**GIVEN REQUEST**
Transcribe all the entries word for word, skipping the pictures.

**MATERIAL FOR THE TASK**
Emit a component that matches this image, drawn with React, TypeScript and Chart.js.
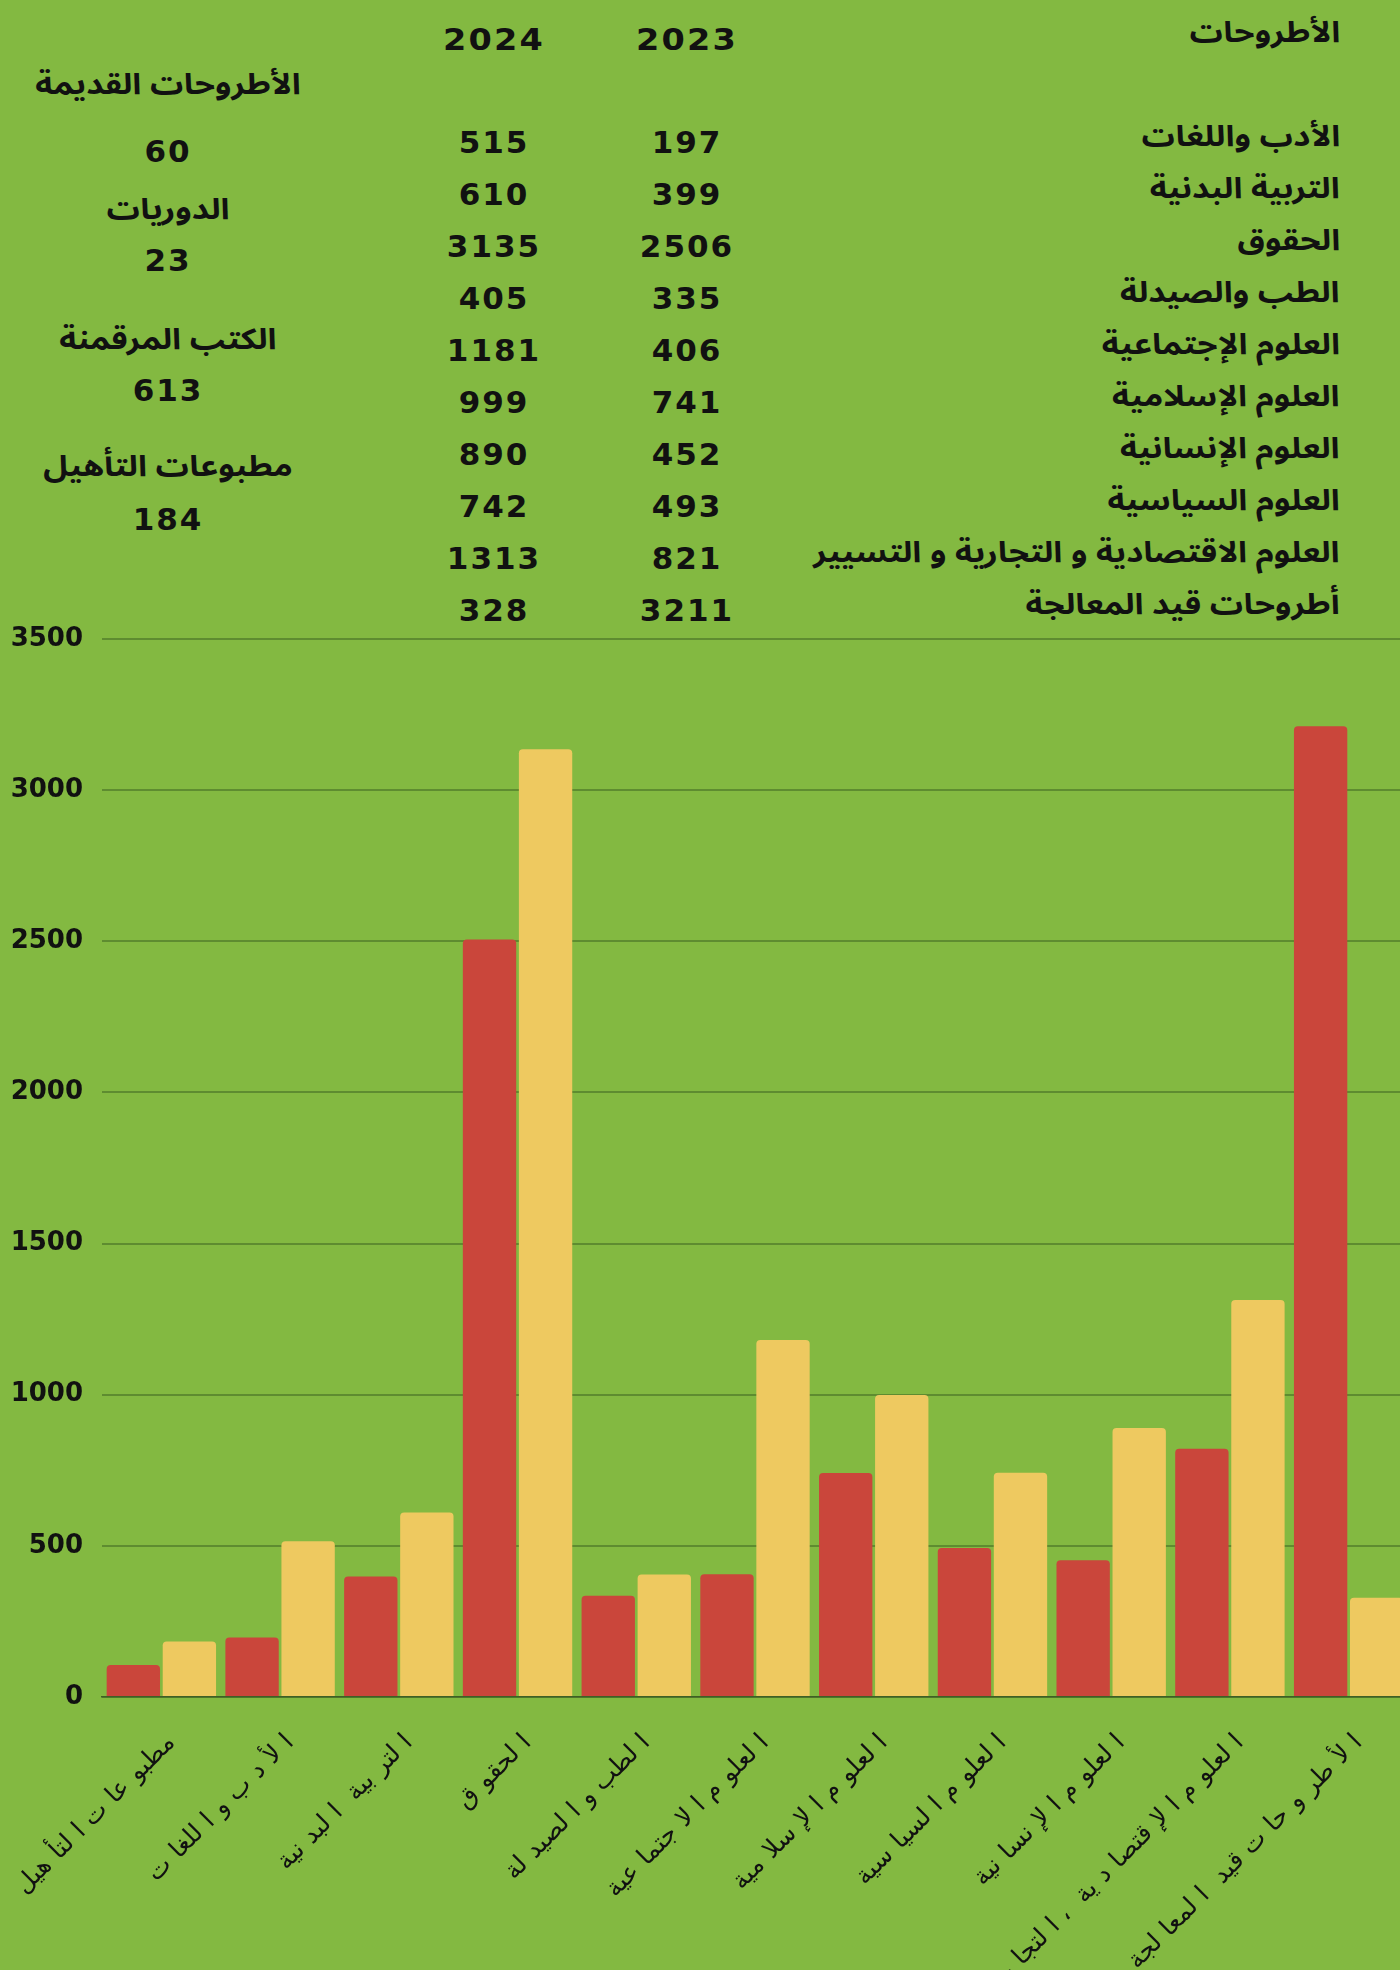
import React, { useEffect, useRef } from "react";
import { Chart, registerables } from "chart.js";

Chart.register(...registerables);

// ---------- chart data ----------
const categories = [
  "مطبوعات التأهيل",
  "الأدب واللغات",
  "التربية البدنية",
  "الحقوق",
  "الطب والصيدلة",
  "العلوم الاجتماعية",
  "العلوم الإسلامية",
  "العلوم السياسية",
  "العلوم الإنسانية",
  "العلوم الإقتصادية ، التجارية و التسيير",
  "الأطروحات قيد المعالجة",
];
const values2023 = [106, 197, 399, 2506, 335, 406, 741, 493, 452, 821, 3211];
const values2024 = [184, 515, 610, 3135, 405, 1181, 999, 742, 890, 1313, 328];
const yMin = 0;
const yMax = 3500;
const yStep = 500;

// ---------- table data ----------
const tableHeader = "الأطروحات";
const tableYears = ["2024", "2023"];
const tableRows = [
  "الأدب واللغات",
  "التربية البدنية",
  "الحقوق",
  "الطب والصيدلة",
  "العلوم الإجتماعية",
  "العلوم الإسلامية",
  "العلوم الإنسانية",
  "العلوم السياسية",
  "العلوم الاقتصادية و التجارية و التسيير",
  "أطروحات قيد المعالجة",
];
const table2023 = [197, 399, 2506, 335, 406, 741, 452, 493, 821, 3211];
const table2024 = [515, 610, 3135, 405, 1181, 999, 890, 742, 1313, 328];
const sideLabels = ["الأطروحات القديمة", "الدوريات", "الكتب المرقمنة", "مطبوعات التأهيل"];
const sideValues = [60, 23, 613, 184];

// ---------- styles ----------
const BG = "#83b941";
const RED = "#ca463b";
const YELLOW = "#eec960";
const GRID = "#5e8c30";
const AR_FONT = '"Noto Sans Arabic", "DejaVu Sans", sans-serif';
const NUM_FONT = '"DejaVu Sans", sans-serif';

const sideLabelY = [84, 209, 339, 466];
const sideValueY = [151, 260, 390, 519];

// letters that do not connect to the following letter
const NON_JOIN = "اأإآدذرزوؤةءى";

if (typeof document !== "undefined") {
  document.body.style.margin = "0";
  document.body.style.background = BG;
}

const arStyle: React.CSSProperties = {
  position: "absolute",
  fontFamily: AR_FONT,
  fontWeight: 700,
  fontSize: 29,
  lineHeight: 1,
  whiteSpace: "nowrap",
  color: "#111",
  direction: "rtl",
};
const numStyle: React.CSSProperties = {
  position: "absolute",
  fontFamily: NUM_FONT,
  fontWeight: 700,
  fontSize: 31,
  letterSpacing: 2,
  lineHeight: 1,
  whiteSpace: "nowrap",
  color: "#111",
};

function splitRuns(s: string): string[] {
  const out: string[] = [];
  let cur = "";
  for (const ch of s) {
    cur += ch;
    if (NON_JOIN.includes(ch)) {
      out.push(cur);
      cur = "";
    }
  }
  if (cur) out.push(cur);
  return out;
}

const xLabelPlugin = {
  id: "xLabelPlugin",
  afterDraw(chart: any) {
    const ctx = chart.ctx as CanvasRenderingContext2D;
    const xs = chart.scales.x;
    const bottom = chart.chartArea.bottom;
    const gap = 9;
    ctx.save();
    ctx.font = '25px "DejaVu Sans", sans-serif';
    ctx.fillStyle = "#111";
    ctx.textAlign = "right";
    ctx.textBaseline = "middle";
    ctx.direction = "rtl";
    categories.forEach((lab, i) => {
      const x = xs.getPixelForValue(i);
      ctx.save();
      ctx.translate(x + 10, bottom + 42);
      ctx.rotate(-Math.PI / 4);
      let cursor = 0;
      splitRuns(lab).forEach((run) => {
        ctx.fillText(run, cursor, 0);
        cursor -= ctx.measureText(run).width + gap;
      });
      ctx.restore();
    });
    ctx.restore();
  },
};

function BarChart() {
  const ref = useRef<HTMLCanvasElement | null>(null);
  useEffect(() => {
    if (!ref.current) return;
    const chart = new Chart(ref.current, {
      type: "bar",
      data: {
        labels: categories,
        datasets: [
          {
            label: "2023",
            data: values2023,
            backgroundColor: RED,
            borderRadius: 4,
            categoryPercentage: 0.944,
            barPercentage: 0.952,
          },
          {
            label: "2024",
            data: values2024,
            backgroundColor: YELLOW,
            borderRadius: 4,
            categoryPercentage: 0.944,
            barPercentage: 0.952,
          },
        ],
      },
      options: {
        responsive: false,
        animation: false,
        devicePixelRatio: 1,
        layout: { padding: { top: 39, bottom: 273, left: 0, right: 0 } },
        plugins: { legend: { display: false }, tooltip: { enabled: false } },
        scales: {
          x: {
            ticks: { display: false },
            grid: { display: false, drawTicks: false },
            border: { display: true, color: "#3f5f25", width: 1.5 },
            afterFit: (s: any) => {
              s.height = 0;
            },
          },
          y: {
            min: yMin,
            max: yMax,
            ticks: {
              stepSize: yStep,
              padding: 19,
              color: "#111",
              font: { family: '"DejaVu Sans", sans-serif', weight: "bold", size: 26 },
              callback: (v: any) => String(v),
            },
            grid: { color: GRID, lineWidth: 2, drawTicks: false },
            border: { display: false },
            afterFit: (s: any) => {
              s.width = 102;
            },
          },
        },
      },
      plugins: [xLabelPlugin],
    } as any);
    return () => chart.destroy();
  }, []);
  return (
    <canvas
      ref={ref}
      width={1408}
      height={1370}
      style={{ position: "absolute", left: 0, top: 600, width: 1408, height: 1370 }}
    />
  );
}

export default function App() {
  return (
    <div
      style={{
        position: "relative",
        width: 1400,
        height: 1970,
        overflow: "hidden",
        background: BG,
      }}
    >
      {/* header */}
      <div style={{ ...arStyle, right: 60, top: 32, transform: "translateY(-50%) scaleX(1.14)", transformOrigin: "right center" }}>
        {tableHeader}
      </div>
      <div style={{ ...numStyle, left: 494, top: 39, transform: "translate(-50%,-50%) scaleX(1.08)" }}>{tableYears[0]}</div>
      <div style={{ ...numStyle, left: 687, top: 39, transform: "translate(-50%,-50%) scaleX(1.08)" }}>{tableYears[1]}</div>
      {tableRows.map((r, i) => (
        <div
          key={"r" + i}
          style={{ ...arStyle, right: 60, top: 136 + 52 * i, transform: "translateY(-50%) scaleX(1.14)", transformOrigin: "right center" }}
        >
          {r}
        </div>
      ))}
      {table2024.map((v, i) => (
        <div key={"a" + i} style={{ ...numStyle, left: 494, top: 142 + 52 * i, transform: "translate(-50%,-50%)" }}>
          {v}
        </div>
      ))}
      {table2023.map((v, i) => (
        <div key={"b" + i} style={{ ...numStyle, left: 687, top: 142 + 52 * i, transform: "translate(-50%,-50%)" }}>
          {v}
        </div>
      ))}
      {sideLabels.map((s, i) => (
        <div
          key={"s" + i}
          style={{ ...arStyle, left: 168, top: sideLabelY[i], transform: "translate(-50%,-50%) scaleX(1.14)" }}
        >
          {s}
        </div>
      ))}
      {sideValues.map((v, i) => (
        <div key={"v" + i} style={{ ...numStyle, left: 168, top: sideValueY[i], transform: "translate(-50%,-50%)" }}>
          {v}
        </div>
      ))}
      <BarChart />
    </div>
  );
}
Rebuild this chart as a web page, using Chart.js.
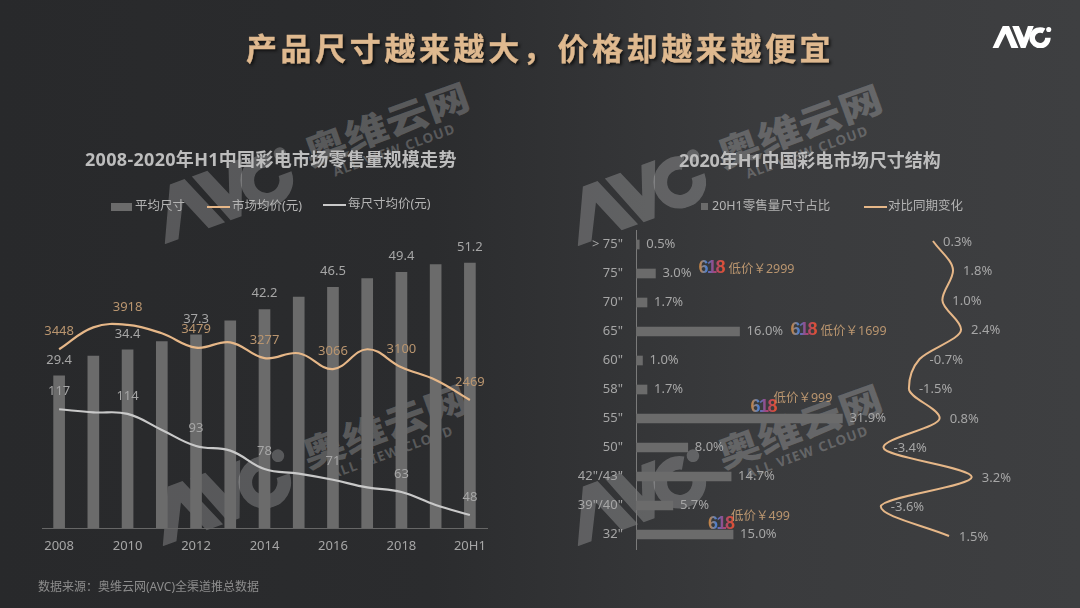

**WRITTEN SOLUTION**
Emit a component that matches this image, drawn with React, TypeScript and Chart.js.
import React, { useEffect, useRef } from "react";
import { Chart, registerables } from "chart.js";

Chart.register(...registerables);

// ---------- chart data ----------
const categories = [
  "مطبوعات التأهيل",
  "الأدب واللغات",
  "التربية البدنية",
  "الحقوق",
  "الطب والصيدلة",
  "العلوم الاجتماعية",
  "العلوم الإسلامية",
  "العلوم السياسية",
  "العلوم الإنسانية",
  "العلوم الإقتصادية ، التجارية و التسيير",
  "الأطروحات قيد المعالجة",
];
const values2023 = [106, 197, 399, 2506, 335, 406, 741, 493, 452, 821, 3211];
const values2024 = [184, 515, 610, 3135, 405, 1181, 999, 742, 890, 1313, 328];
const yMin = 0;
const yMax = 3500;
const yStep = 500;

// ---------- table data ----------
const tableHeader = "الأطروحات";
const tableYears = ["2024", "2023"];
const tableRows = [
  "الأدب واللغات",
  "التربية البدنية",
  "الحقوق",
  "الطب والصيدلة",
  "العلوم الإجتماعية",
  "العلوم الإسلامية",
  "العلوم الإنسانية",
  "العلوم السياسية",
  "العلوم الاقتصادية و التجارية و التسيير",
  "أطروحات قيد المعالجة",
];
const table2023 = [197, 399, 2506, 335, 406, 741, 452, 493, 821, 3211];
const table2024 = [515, 610, 3135, 405, 1181, 999, 890, 742, 1313, 328];
const sideLabels = ["الأطروحات القديمة", "الدوريات", "الكتب المرقمنة", "مطبوعات التأهيل"];
const sideValues = [60, 23, 613, 184];

// ---------- styles ----------
const BG = "#83b941";
const RED = "#ca463b";
const YELLOW = "#eec960";
const GRID = "#5e8c30";
const AR_FONT = '"Noto Sans Arabic", "DejaVu Sans", sans-serif';
const NUM_FONT = '"DejaVu Sans", sans-serif';

const sideLabelY = [84, 209, 339, 466];
const sideValueY = [151, 260, 390, 519];

// letters that do not connect to the following letter
const NON_JOIN = "اأإآدذرزوؤةءى";

if (typeof document !== "undefined") {
  document.body.style.margin = "0";
  document.body.style.background = BG;
}

const arStyle: React.CSSProperties = {
  position: "absolute",
  fontFamily: AR_FONT,
  fontWeight: 700,
  fontSize: 29,
  lineHeight: 1,
  whiteSpace: "nowrap",
  color: "#111",
  direction: "rtl",
};
const numStyle: React.CSSProperties = {
  position: "absolute",
  fontFamily: NUM_FONT,
  fontWeight: 700,
  fontSize: 31,
  letterSpacing: 2,
  lineHeight: 1,
  whiteSpace: "nowrap",
  color: "#111",
};

function splitRuns(s: string): string[] {
  const out: string[] = [];
  let cur = "";
  for (const ch of s) {
    cur += ch;
    if (NON_JOIN.includes(ch)) {
      out.push(cur);
      cur = "";
    }
  }
  if (cur) out.push(cur);
  return out;
}

const xLabelPlugin = {
  id: "xLabelPlugin",
  afterDraw(chart: any) {
    const ctx = chart.ctx as CanvasRenderingContext2D;
    const xs = chart.scales.x;
    const bottom = chart.chartArea.bottom;
    const gap = 9;
    ctx.save();
    ctx.font = '25px "DejaVu Sans", sans-serif';
    ctx.fillStyle = "#111";
    ctx.textAlign = "right";
    ctx.textBaseline = "middle";
    ctx.direction = "rtl";
    categories.forEach((lab, i) => {
      const x = xs.getPixelForValue(i);
      ctx.save();
      ctx.translate(x + 10, bottom + 42);
      ctx.rotate(-Math.PI / 4);
      let cursor = 0;
      splitRuns(lab).forEach((run) => {
        ctx.fillText(run, cursor, 0);
        cursor -= ctx.measureText(run).width + gap;
      });
      ctx.restore();
    });
    ctx.restore();
  },
};

function BarChart() {
  const ref = useRef<HTMLCanvasElement | null>(null);
  useEffect(() => {
    if (!ref.current) return;
    const chart = new Chart(ref.current, {
      type: "bar",
      data: {
        labels: categories,
        datasets: [
          {
            label: "2023",
            data: values2023,
            backgroundColor: RED,
            borderRadius: 4,
            categoryPercentage: 0.944,
            barPercentage: 0.952,
          },
          {
            label: "2024",
            data: values2024,
            backgroundColor: YELLOW,
            borderRadius: 4,
            categoryPercentage: 0.944,
            barPercentage: 0.952,
          },
        ],
      },
      options: {
        responsive: false,
        animation: false,
        devicePixelRatio: 1,
        layout: { padding: { top: 39, bottom: 273, left: 0, right: 0 } },
        plugins: { legend: { display: false }, tooltip: { enabled: false } },
        scales: {
          x: {
            ticks: { display: false },
            grid: { display: false, drawTicks: false },
            border: { display: true, color: "#3f5f25", width: 1.5 },
            afterFit: (s: any) => {
              s.height = 0;
            },
          },
          y: {
            min: yMin,
            max: yMax,
            ticks: {
              stepSize: yStep,
              padding: 19,
              color: "#111",
              font: { family: '"DejaVu Sans", sans-serif', weight: "bold", size: 26 },
              callback: (v: any) => String(v),
            },
            grid: { color: GRID, lineWidth: 2, drawTicks: false },
            border: { display: false },
            afterFit: (s: any) => {
              s.width = 102;
            },
          },
        },
      },
      plugins: [xLabelPlugin],
    } as any);
    return () => chart.destroy();
  }, []);
  return (
    <canvas
      ref={ref}
      width={1408}
      height={1370}
      style={{ position: "absolute", left: 0, top: 600, width: 1408, height: 1370 }}
    />
  );
}

export default function App() {
  return (
    <div
      style={{
        position: "relative",
        width: 1400,
        height: 1970,
        overflow: "hidden",
        background: BG,
      }}
    >
      {/* header */}
      <div style={{ ...arStyle, right: 60, top: 32, transform: "translateY(-50%) scaleX(1.14)", transformOrigin: "right center" }}>
        {tableHeader}
      </div>
      <div style={{ ...numStyle, left: 494, top: 39, transform: "translate(-50%,-50%) scaleX(1.08)" }}>{tableYears[0]}</div>
      <div style={{ ...numStyle, left: 687, top: 39, transform: "translate(-50%,-50%) scaleX(1.08)" }}>{tableYears[1]}</div>
      {tableRows.map((r, i) => (
        <div
          key={"r" + i}
          style={{ ...arStyle, right: 60, top: 136 + 52 * i, transform: "translateY(-50%) scaleX(1.14)", transformOrigin: "right center" }}
        >
          {r}
        </div>
      ))}
      {table2024.map((v, i) => (
        <div key={"a" + i} style={{ ...numStyle, left: 494, top: 142 + 52 * i, transform: "translate(-50%,-50%)" }}>
          {v}
        </div>
      ))}
      {table2023.map((v, i) => (
        <div key={"b" + i} style={{ ...numStyle, left: 687, top: 142 + 52 * i, transform: "translate(-50%,-50%)" }}>
          {v}
        </div>
      ))}
      {sideLabels.map((s, i) => (
        <div
          key={"s" + i}
          style={{ ...arStyle, left: 168, top: sideLabelY[i], transform: "translate(-50%,-50%) scaleX(1.14)" }}
        >
          {s}
        </div>
      ))}
      {sideValues.map((v, i) => (
        <div key={"v" + i} style={{ ...numStyle, left: 168, top: sideValueY[i], transform: "translate(-50%,-50%)" }}>
          {v}
        </div>
      ))}
      <BarChart />
    </div>
  );
}
Rebuild this chart as a web page, using Chart.js.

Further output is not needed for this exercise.